Quale l’iter della legge? Si aspetta che venga accolta senza resistenze?
“Nella maggioranza ho ascoltato spesso in diversi convegni e seminari, voci molto attente a questo tipo di problematiche. Naturalmente lo vedremo nel momento in cui inizieremo la discussione, noi abbiamo chiesto la calendarizzazione e spero che al più presto se ne inizi a discuterne. Ovviamente ascolteremo tutti coloro che possono essere interessati da modifiche della legge che riguarda la propaganda elettorale. Però mi auguro che sia interesse condiviso tutelare la democrazia, perché qui si tratta appunto di far sì che la libera espressione del voto continui ad essere libera. Purtroppo, nello stesso spazio europeo abbiamo visto come la mancanza di regole finisce davvero per influenzare gli esiti elettorali e poi, passare da una democrazia a qualcosa di diverso, abbiamo visto che non è così complicato. Quindi i nostri spazi democratici dobbiamo tutelarli tutti, a prescindere dalla tessera del partito che abbiamo in tasca”.
Il 7 e l’8 aprile, a Bruxelles, si è parlato anche di Intelligenze artificiali. Quali temi sono stati toccati? È tornata in Italia con certezze o rassicurazioni in più di quando è partita?

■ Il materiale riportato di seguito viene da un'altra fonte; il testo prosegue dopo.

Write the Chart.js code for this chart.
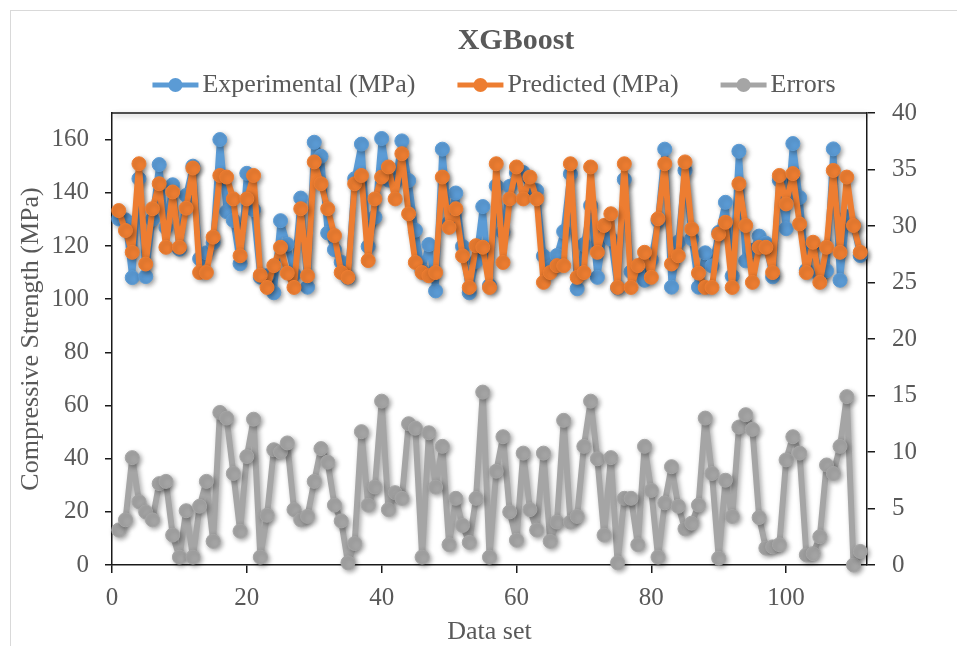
<!DOCTYPE html>
<html>
<head>
<meta charset="utf-8">
<title>XGBoost</title>
<script src="https://cdn.jsdelivr.net/npm/chart.js@4.4.1/dist/chart.umd.min.js"></script>
<style>
  html, body { margin: 0; padding: 0; background: #fff; }
  #wrap { position: relative; width: 957px; height: 646px; overflow: hidden; }
  #frame { position: absolute; left: 10px; top: 10px; width: 960px; height: 650px; border: 1px solid #d9d9d9; }
  #chart { position: absolute; left: 0; top: 0; }
</style>
</head>
<body>
<div id="wrap">
  <div id="frame"></div>
  <canvas id="chart" width="957" height="646"></canvas>
</div>
<script>
// compressive strength, measured vs XGBoost prediction (MPa), one value per sample
const experimental = [
  130.2, 129.8, 108.1, 145.3, 108.5, 130.0, 150.6, 126.9, 143.0, 118.8,
  139.0, 150.0, 115.2, 117.4, 121.2, 160.0, 132.9, 129.6, 113.3, 147.3,
  133.6, 108.3, 108.8, 102.4, 129.5, 120.6, 109.3, 138.0, 104.5, 159.0,
  153.7, 124.9, 118.6, 113.9, 108.0, 145.3, 158.3, 119.8, 130.8, 160.4,
  144.8, 144.1, 159.5, 144.6, 125.9, 110.7, 120.5, 103.1, 156.4, 128.8,
  139.9, 119.8, 102.4, 114.2, 134.8, 105.1, 142.6, 125.2, 142.4, 147.5,
  147.6, 141.0, 140.8, 116.2, 112.1, 116.4, 125.4, 147.1, 103.9, 120.5,
  135.2, 108.2, 125.0, 122.6, 104.2, 145.0, 110.3, 110.8, 107.1, 114.8,
  129.5, 156.4, 104.5, 121.5, 148.4, 122.7, 104.5, 117.4, 112.5, 125.1,
  136.4, 108.7, 155.6, 114.4, 118.3, 123.7, 121.0, 108.4, 144.7, 126.5,
  158.5, 138.2, 110.9, 120.4, 108.8, 110.7, 156.5, 107.1, 131.0, 127.7,
  116.4
]
const predicted = [
  133.3, 125.8, 117.6, 150.9, 113.2, 134.0, 143.4, 119.5, 140.3, 119.5,
  134.2, 149.3, 110.0, 110.0, 123.3, 146.5, 145.9, 137.7, 116.3, 137.7,
  146.5, 109.0, 104.4, 112.6, 119.5, 109.8, 104.4, 134.0, 108.8, 151.6,
  143.4, 134.0, 123.9, 110.0, 108.2, 143.4, 146.5, 114.5, 137.7, 145.9,
  149.7, 137.7, 154.7, 132.1, 113.8, 110.0, 108.8, 110.0, 145.9, 127.0,
  134.0, 116.3, 104.4, 120.1, 119.5, 104.4, 150.9, 113.8, 137.7, 149.7,
  137.7, 145.9, 137.7, 106.3, 110.0, 112.6, 112.6, 150.9, 108.2, 110.0,
  149.7, 117.6, 127.7, 132.1, 104.4, 150.9, 104.4, 112.6, 117.6, 108.2,
  130.2, 150.9, 113.2, 116.3, 151.6, 126.4, 109.8, 104.4, 104.4, 124.5,
  128.9, 104.4, 143.4, 127.7, 106.3, 119.5, 119.5, 110.0, 146.5, 135.8,
  147.2, 128.3, 110.0, 121.4, 106.3, 119.5, 148.4, 117.6, 145.9, 127.7,
  117.6
]
// absolute error per sample, plotted on the right axis
const errors = [
  3.1, 4.0, 9.5, 5.6, 4.7, 4.0, 7.2, 7.4, 2.65, 0.7,
  4.8, 0.7, 5.2, 7.4, 2.1, 13.5, 13.0, 8.1, 3.0, 9.6,
  12.9, 0.7, 4.4, 10.2, 10.0, 10.8, 4.9, 4.0, 4.3, 7.4,
  10.3, 9.1, 5.3, 3.9, 0.2, 1.9, 11.8, 5.3, 6.9, 14.5,
  4.9, 6.4, 5.9, 12.5, 12.1, 0.7, 11.7, 6.9, 10.5, 1.8,
  5.9, 3.5, 2.0, 5.9, 15.3, 0.7, 8.3, 11.35, 4.7, 2.2,
  9.9, 4.9, 3.1, 9.9, 2.1, 3.8, 12.8, 3.8, 4.3, 10.5,
  14.5, 9.4, 2.65, 9.5, 0.2, 5.9, 5.9, 1.8, 10.5, 6.6,
  0.7, 5.5, 8.7, 5.2, 3.2, 3.7, 5.3, 13.0, 8.1, 0.6,
  7.5, 4.3, 12.2, 13.3, 12.0, 4.2, 1.5, 1.6, 1.8, 9.3,
  11.35, 9.9, 0.9, 1.0, 2.5, 8.85, 8.1, 10.5, 14.9, 0.0,
  1.2
]

const xTicks = [0, 20, 40, 60, 80, 100]
const strengthTicks = [0, 20, 40, 60, 80, 100, 120, 140, 160]
const errorTicks = [0, 5, 10, 15, 20, 25, 30, 35, 40]

const FONT = "'Liberation Serif', 'Times New Roman', serif"
const TEXT = "#595959"
const AXIS = "#1a1a1a"
const BLUE = "#5B9BD5"
const ORANGE = "#ED7D31"
const GRAY = "#A5A5A5"

// sample number on x, value on y
const toPoints = (values) => values.map((v, k) => ({ x: k + 1, y: v }))

const series = (label, values, color, axis, order) => ({
  label,
  data: toPoints(values),
  yAxisID: axis,
  order,
  borderColor: color,
  backgroundColor: color,
  borderWidth: 6,
  borderJoinStyle: "round",
  borderCapStyle: "round",
  pointRadius: 7,
  pointHoverRadius: 7,
  pointBackgroundColor: color,
  pointBorderColor: color,
  pointBorderWidth: 1,
  tension: 0,
  clip: false,
})

// soft drop shadow under lines and markers
const shadowPlugin = {
  id: "markerShadow",
  beforeDatasetsDraw(chart) {
    const ctx = chart.ctx
    ctx.save()
    ctx.shadowColor = "rgba(0, 0, 0, 0.35)"
    ctx.shadowBlur = 5
    ctx.shadowOffsetX = 2
    ctx.shadowOffsetY = 2
  },
  afterDatasetsDraw(chart) {
    chart.ctx.restore()
  },
}

// top edge of the plot box
const boxPlugin = {
  id: "plotBox",
  beforeDatasetsDraw(chart) {
    const { ctx, chartArea } = chart
    ctx.save()
    ctx.strokeStyle = AXIS
    ctx.lineWidth = 1.5
    ctx.beginPath()
    ctx.moveTo(chartArea.left, chartArea.top)
    ctx.lineTo(chartArea.right, chartArea.top)
    ctx.stroke()
    ctx.restore()
  },
}

// title and line-with-marker legend
const headerPlugin = {
  id: "header",
  afterDraw(chart) {
    const ctx = chart.ctx
    ctx.save()
    ctx.fillStyle = TEXT
    ctx.textBaseline = "middle"
    ctx.textAlign = "center"
    ctx.font = "bold 30px " + FONT
    ctx.fillText("XGBoost", 516, 41)

    ctx.font = "26px " + FONT
    ctx.textAlign = "left"
    const markW = 46
    const gapText = 4
    const gapItem = 42
    const items = chart.data.datasets.map((ds) => ({
      ds,
      w: markW + gapText + ctx.measureText(ds.label).width,
    }))
    const total = items.reduce((s, it) => s + it.w, 0) + gapItem * (items.length - 1)
    let x = 494 - total / 2
    const y = 85
    items.forEach(({ ds, w }) => {
      ctx.strokeStyle = ds.borderColor
      ctx.lineWidth = 5
      ctx.beginPath()
      ctx.moveTo(x, y)
      ctx.lineTo(x + markW, y)
      ctx.stroke()
      ctx.fillStyle = ds.borderColor
      ctx.beginPath()
      ctx.arc(x + markW / 2, y, 7, 0, Math.PI * 2)
      ctx.fill()
      ctx.fillStyle = TEXT
      ctx.fillText(ds.label, x + markW + gapText, y)
      x += w + gapItem
    })
    ctx.restore()
  },
}

const axisBase = (tickValues, tickLength, padding) => ({
  type: "linear",
  grid: { drawOnChartArea: false, color: AXIS, lineWidth: 1.5, tickLength },
  border: { display: true, color: AXIS, width: 1.5 },
  ticks: { color: TEXT, font: { family: FONT, size: 25 }, padding, maxRotation: 0 },
  afterBuildTicks: (scale) => {
    scale.ticks = tickValues.map((v) => ({ value: v }))
  },
})

new Chart(document.getElementById("chart"), {
  type: "line",
  data: {
    datasets: [
      series("Experimental (MPa)", experimental, BLUE, "y", 2),
      series("Predicted (MPa)", predicted, ORANGE, "y", 1),
      series("Errors", errors, GRAY, "y2", 0),
    ],
  },
  options: {
    responsive: false,
    animation: false,
    devicePixelRatio: 1,
    layout: { padding: { top: 113, left: 0, right: 0, bottom: 0 } },
    plugins: {
      legend: { display: false },
      title: { display: false },
      tooltip: { enabled: false },
    },
    scales: {
      x: {
        ...axisBase(xTicks, 8, 10),
        position: "bottom",
        min: 0,
        max: 112,
        title: {
          display: true,
          text: "Data set",
          color: TEXT,
          font: { family: FONT, size: 26 },
          padding: { top: 0, bottom: -2 },
        },
        afterFit: (scale) => {
          scale.height = 81
        },
      },
      y: {
        ...axisBase(strengthTicks, 7, 16),
        position: "left",
        min: 0,
        max: 170,
        title: {
          display: true,
          text: "Compressive Strength (MPa)",
          color: TEXT,
          font: { family: FONT, size: 26 },
          padding: { top: 16, bottom: 0 },
        },
        afterFit: (scale) => {
          scale.width = 112
        },
      },
      y2: {
        ...axisBase(errorTicks, 8, 17),
        position: "right",
        min: 0,
        max: 40,
        afterFit: (scale) => {
          scale.width = 90
        },
      },
    },
  },
  plugins: [shadowPlugin, boxPlugin, headerPlugin],
})
</script>
</body>
</html>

“Abbiamo parlato dell’implementazione dell’AI Act e di quello che poi l’Europa ha presentato come Piano AI, cioè un piano che serve per far sì che l’Europa diventi finalmente il continente dell’Intelligenza artificiale, dotandosi di Gigafactory, di AI factory e soprattutto di un cloud alternativo a quello americano che oggi tutte le imprese, le pubbliche amministrazioni e i cittadini utilizzano. Quindi, da un lato c’è una forma di rassicurazione, anche perché l’implementazione dell’AI Act sta andando avanti. C’è anche però grande preoccupazione perché purtroppo i tempi con cui ci stiamo muovendo sono ancora troppo lenti e rischiamo di finire schiacciati tra Stati Uniti e Cina, che nella corsa all’innovazione sono straordinariamente più avanti di noi, anche perché investono molto, molto più di noi. Purtroppo la mole di investimenti che dedichiamo alla tecnologia e all’Intelligenza artificiale continua ad essere davvero infinitesimale rispetto alle esigenze che avremmo invece di fare un salto in avanti”.
A proposito di rimanere schiacciati, Trump ha concesso una tregua all’applicazione dei dazi. È il momento giusto per fare sentire la voce europea?
“È vero che abbiamo una pausa di 90 giorni prima che i dazi di Trump tornino in vigore, dovremmo usare questo tempo proprio per sviluppare una strategia sulle tecnologie. Se la risposta europea a quei dazi dovesse essere una tassazione generalizzata dei servizi digitali forniti dalle big tech americane, se non abbiamo alternative europee rischiamo che poi il risultato sia un un’autotassazione e quindi abbiamo esigenza di correre e, avendo tre mesi davanti a noi, questi tre mesi dovremmo utilizzarli proprio anche per questo. Mi auguro che lo si faccia”.